Determine the count of lines holding "this" and give that count alone.

Plotting code records:
▬▬▬▬▬▬
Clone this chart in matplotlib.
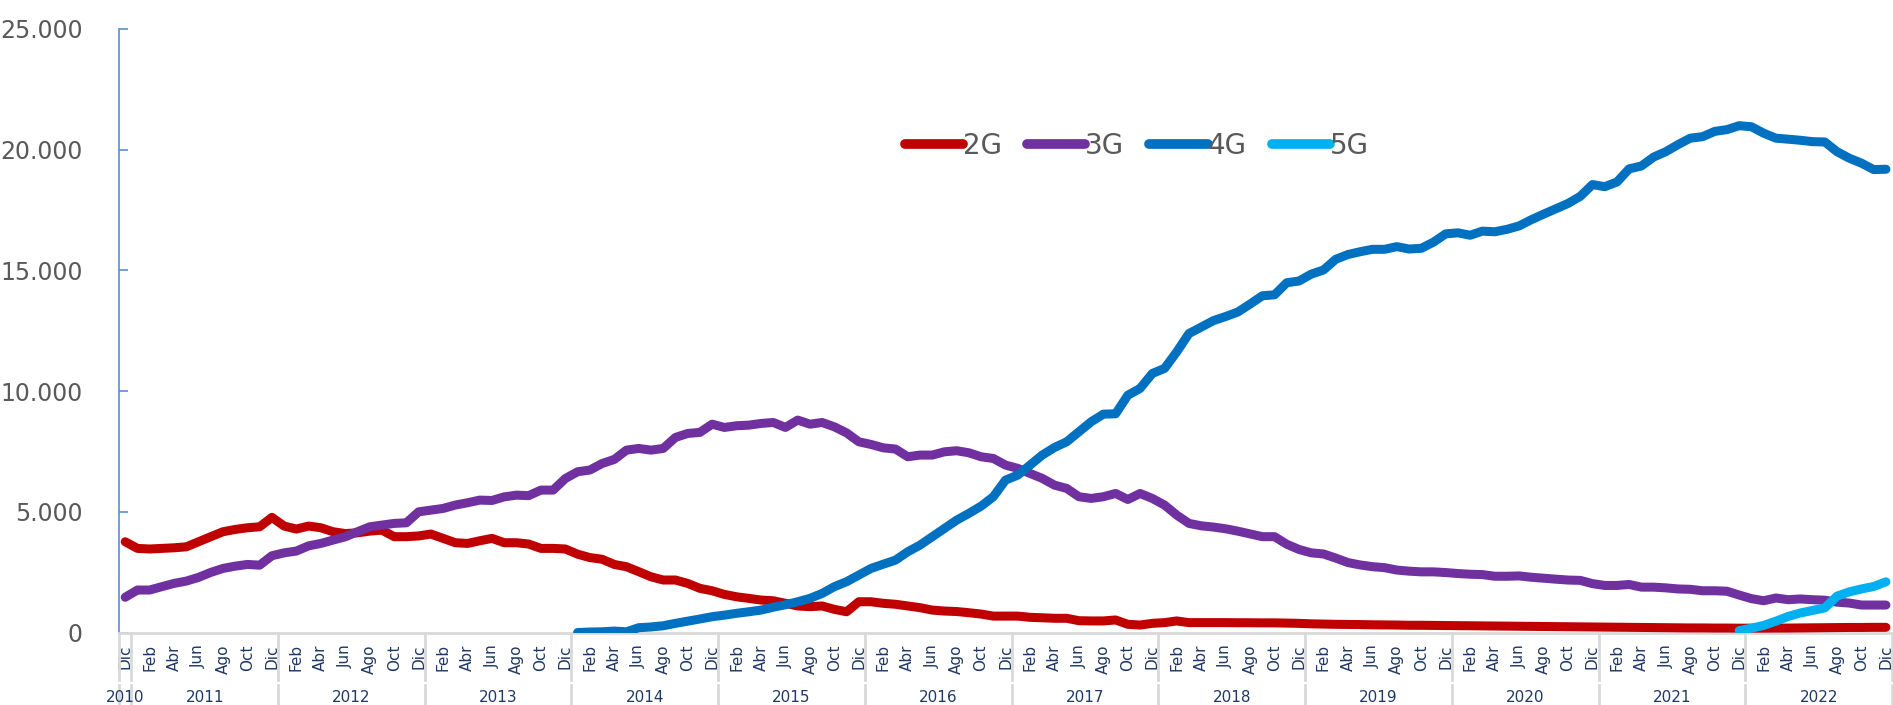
"""
Líneas móviles por tecnología (2G / 3G / 4G / 5G), dic-2010 a dic-2022.
Eje de categorías mensual con agrupación por año debajo.
"""
import numpy as np
import matplotlib.pyplot as plt
from matplotlib.ticker import FuncFormatter

plt.rcParams["font.family"] = ["DejaVu Sans"]

# meses (índice 0 = Dic 2010)
MESES = ["Ene", "Feb", "Mar", "Abr", "May", "Jun", "Jul", "Ago", "Sep", "Oct", "Nov", "Dic"]
ANIOS = list(range(2010, 2023))

dos_g = [
    3760, 3485, 3460, 3485, 3510, 3550, 3760, 3970, 4175, 4270, 4340, 4380,
    4770, 4410, 4285, 4410, 4340, 4175, 4100, 4130, 4200, 4240, 3970, 3970,
    4000, 4080, 3900, 3720, 3690, 3800, 3900, 3720, 3720, 3665, 3485, 3485,
    3460, 3245, 3105, 3035, 2820, 2725, 2520, 2310, 2175, 2175, 2035, 1830,
    1730, 1580, 1480, 1415, 1345, 1315, 1210, 1100, 1070, 1100, 960, 860,
    1275, 1275, 1210, 1170, 1100, 1030, 930, 890, 870, 820, 765, 680,
    680, 680, 630, 610, 590, 590, 490, 480, 480, 520, 340, 310,
    380, 410, 480, 410, 410, 410, 410, 405, 405, 400, 400, 390,
    380, 360, 350, 340, 335, 330, 320, 315, 310, 300, 300, 295,
    290, 285, 280, 275, 270, 265, 260, 255, 250, 245, 240, 235,
    230, 225, 220, 215, 210, 205, 200, 195, 190, 190, 185, 185,
    180, 180, 180, 185, 185, 190, 195, 200, 205, 210, 210, 215, 215,
]

tres_g = [
    1460, 1760, 1760, 1900, 2035, 2130, 2285, 2490, 2655, 2750, 2820, 2790,
    3180, 3300, 3375, 3590, 3690, 3830, 3965, 4175, 4380, 4450, 4520, 4545,
    5000, 5070, 5140, 5280, 5375, 5485, 5470, 5620, 5690, 5670, 5900, 5900,
    6380, 6660, 6730, 7000, 7170, 7555, 7625, 7555, 7625, 8080, 8245, 8290,
    8630, 8495, 8565, 8590, 8660, 8700, 8495, 8800, 8630, 8700, 8520, 8270,
    7900, 7790, 7650, 7600, 7280, 7350, 7350, 7485, 7530, 7445, 7280, 7210,
    6935, 6800, 6590, 6385, 6105, 5970, 5625, 5555, 5625, 5760, 5510, 5760,
    5555, 5280, 4865, 4520, 4420, 4368, 4297, 4198, 4082, 3970, 3970, 3656,
    3440, 3300, 3254, 3084, 2898, 2799, 2728, 2687, 2588, 2542, 2513, 2513,
    2484, 2443, 2414, 2400, 2331, 2331, 2345, 2290, 2248, 2210, 2174, 2160,
    2025, 1950, 1950, 1990, 1880, 1880, 1850, 1805, 1790, 1730, 1730, 1710,
    1552, 1404, 1316, 1430, 1360, 1390, 1360, 1340, 1258, 1220, 1139, 1139, 1139,
]

# 4G desde Ene 2014 (índice 37)
INICIO_4G = 37
cuatro_g = [
    0, 20, 30, 60, 30, 200, 230, 280, 380, 470, 560,
    655, 720, 795, 860, 930, 1050, 1150, 1275, 1415, 1620, 1900, 2105,
    2380, 2655, 2830, 3000, 3345, 3620, 3965, 4310, 4655, 4935, 5235, 5625,
    6315, 6520, 6935, 7350, 7665, 7900, 8315, 8730, 9045, 9060, 9830, 10110,
    10730, 10940, 11625, 12385, 12650, 12920, 13090, 13277, 13605, 13948, 13990, 14490,
    14560, 14846, 15016, 15459, 15657, 15773, 15873, 15873, 15985, 15885, 15915, 16171,
    16514, 16556, 16457, 16627, 16600, 16700, 16842, 17100, 17330, 17550, 17773, 18067,
    18556, 18468, 18660, 19206, 19325, 19694, 19917, 20212, 20477, 20539, 20758, 20832,
    20994, 20950, 20683, 20477, 20435, 20390, 20332, 20320, 19917, 19648, 19441, 19176, 19190,
]

# 5G desde Dic 2021 (índice 132)
INICIO_5G = 132
cinco_g = [80, 180, 295, 470, 665, 810, 915, 1020, 1507, 1685, 1805, 1908, 2100]

SERIES = [
    ("2G", 0, dos_g, "#C00000"),
    ("3G", 0, tres_g, "#7030A0"),
    ("4G", INICIO_4G, cuatro_g, "#0070C0"),
    ("5G", INICIO_5G, cinco_g, "#00B0F0"),
]

n = len(dos_g)
etiquetas = [MESES[(11 + i) % 12] for i in range(n)]

fig = plt.figure(figsize=(18.93, 7.05), dpi=100)
ax = fig.add_axes([0.0629, 0.1028, 0.9366, 0.8561])

for nombre, inicio, valores, color in SERIES:
    x = np.arange(inicio, inicio + len(valores))
    ax.plot(x, valores, color=color, linewidth=6.5, label=nombre,
            solid_joinstyle="round", solid_capstyle="round", zorder=3)

ax.set_xlim(-0.5, n - 0.5)
ax.set_ylim(0, 25000)

# eje Y
ax.set_yticks(range(0, 25001, 5000))
ax.yaxis.set_major_formatter(FuncFormatter(lambda v, p: f"{int(v):,}".replace(",", ".")))
ax.tick_params(axis="y", direction="in", length=6.5, width=1.2, color="#5B8FD0",
               labelsize=17, labelcolor="#595959", pad=26)
ax.spines["left"].set_color("#5B8FD0")
ax.spines["left"].set_linewidth(1.2)
for s in ["top", "right"]:
    ax.spines[s].set_visible(False)
ax.spines["bottom"].set_color("#D9D9D9")
ax.spines["bottom"].set_linewidth(2)

# eje X: meses alternos
pos = list(range(0, n, 2))
ax.set_xticks(pos)
ax.set_xticklabels([etiquetas[i] for i in pos], rotation=90, va="top", ha="center")
ax.tick_params(axis="x", length=0, labelsize=11, labelcolor="#1F3864", pad=8.5)

# separadores de años y etiquetas de año
trans = ax.get_xaxis_transform()
bordes = [-0.5, 0.5] + [0.5 + 12 * k for k in range(1, 13)]
for b in bordes:
    ax.plot([b, b], [0, -0.079], transform=trans, color="#D9D9D9", lw=2, clip_on=False)
    ax.plot([b, b], [-0.087, -0.125], transform=trans, color="#D9D9D9", lw=2, clip_on=False)
for k, anio in enumerate(ANIOS):
    centro = 0 if k == 0 else 12 * k - 5.5
    ax.text(centro, -0.107, str(anio), transform=trans, ha="center", va="center",
            fontsize=11, color="#1F3864")

leg = ax.legend(loc="center", bbox_to_anchor=(0.574, 0.806), ncol=4, frameon=False,
                fontsize=20, handlelength=2.1, handletextpad=0.0, columnspacing=0.9,
                labelcolor="#595959")
for h in leg.get_lines():
    h.set_linewidth(7)
    h.set_solid_capstyle("round")

fig.savefig("out.png", dpi=100)
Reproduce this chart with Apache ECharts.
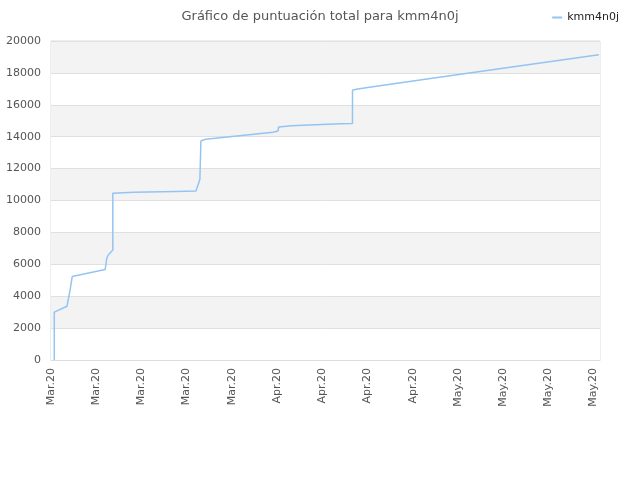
<!DOCTYPE html>
<html>
<head>
<meta charset="utf-8">
<script src="https://cdn.jsdelivr.net/npm/echarts@6/dist/echarts.min.js"></script>
<style>html,body{margin:0;padding:0;background:#fff}#c{width:640px;height:480px}</style>
</head>
<body>
<div id="c"></div>
<script>
// x: days since 3 Mar 2020; y: total score
var days = [0.51, 0.51, 2.47, 2.87, 3.29, 8.38, 8.65, 8.89, 9.57, 9.57, 12.86, 19.35, 22.44, 23.05, 23.21, 23.21, 23.93, 34.37, 35.15, 35.25, 37.21, 40.97, 44.83, 46.68, 46.68, 47.25, 49.3, 60.11, 84.82];
var scores = [0, 3000, 3370, 4190, 5230, 5670, 6410, 6600, 6890, 10450, 10520, 10570, 10590, 11320, 11380, 13730, 13840, 14275, 14360, 14610, 14690, 14750, 14810, 14830, 16910, 16970, 17100, 17720, 19140];
var tickLabels = ['Mar.20','Mar.20','Mar.20','Mar.20','Mar.20','Apr.20','Apr.20','Apr.20','Apr.20','May.20','May.20','May.20','May.20'];
var seriesName = 'kmm4n0j';

var data = days.map(function (d, i) { return [d, scores[i]]; });
var chart = echarts.init(document.getElementById('c'));
chart.setOption({
  animation: false,
  backgroundColor: '#fff',
  title: {
    text: 'Gráfico de puntuación total para kmm4n0j',
    left: 'center', top: 5,
    textStyle: { fontSize: 13, fontWeight: 'normal', color: '#555', fontFamily: 'DejaVu Sans' }
  },
  legend: {
    right: 16, top: 7,
    itemWidth: 10, itemHeight: 2, icon: 'rect',
    textStyle: { fontSize: 11, color: '#222', fontFamily: 'DejaVu Sans' },
    data: [seriesName]
  },
  grid: { left: 51, right: 40, top: 41, bottom: 120, show: true, borderColor: '#ddd', borderWidth: 1, backgroundColor: 'transparent' },
  xAxis: {
    type: 'value', min: 0, max: 85, interval: 7,
    axisLine: { show: true, lineStyle: { color: '#ddd' } },
    axisTick: { show: false },
    splitLine: { show: false },
    axisLabel: {
      rotate: 90, fontSize: 11, color: '#555', fontFamily: 'DejaVu Sans', margin: 8,
      formatter: function (v) {
        var k = v / 7;
        return (Math.abs(k - Math.round(k)) < 1e-6 && tickLabels[Math.round(k)]) ? tickLabels[Math.round(k)] : '';
      }
    }
  },
  yAxis: {
    type: 'value', min: 0, max: 20000, interval: 2000,
    axisLine: { show: false },
    axisTick: { show: false },
    splitLine: { show: true, lineStyle: { color: '#e0e0e0' } },
    splitArea: { show: true, areaStyle: { color: ['#ffffff', '#f3f3f3'] } },
    axisLabel: { fontSize: 11, color: '#555', fontFamily: 'DejaVu Sans', margin: 10, formatter: function (v) { return String(v); } }
  },
  series: [{
    name: seriesName, type: 'line', data: data,
    showSymbol: false, symbol: 'none',
    lineStyle: { color: '#94c4f2', width: 1.5 },
    itemStyle: { color: '#94c4f2' }
  }]
});
</script>
</body>
</html>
▬▬▬▬▬▬
__OUTPUT OF THE TASK__
2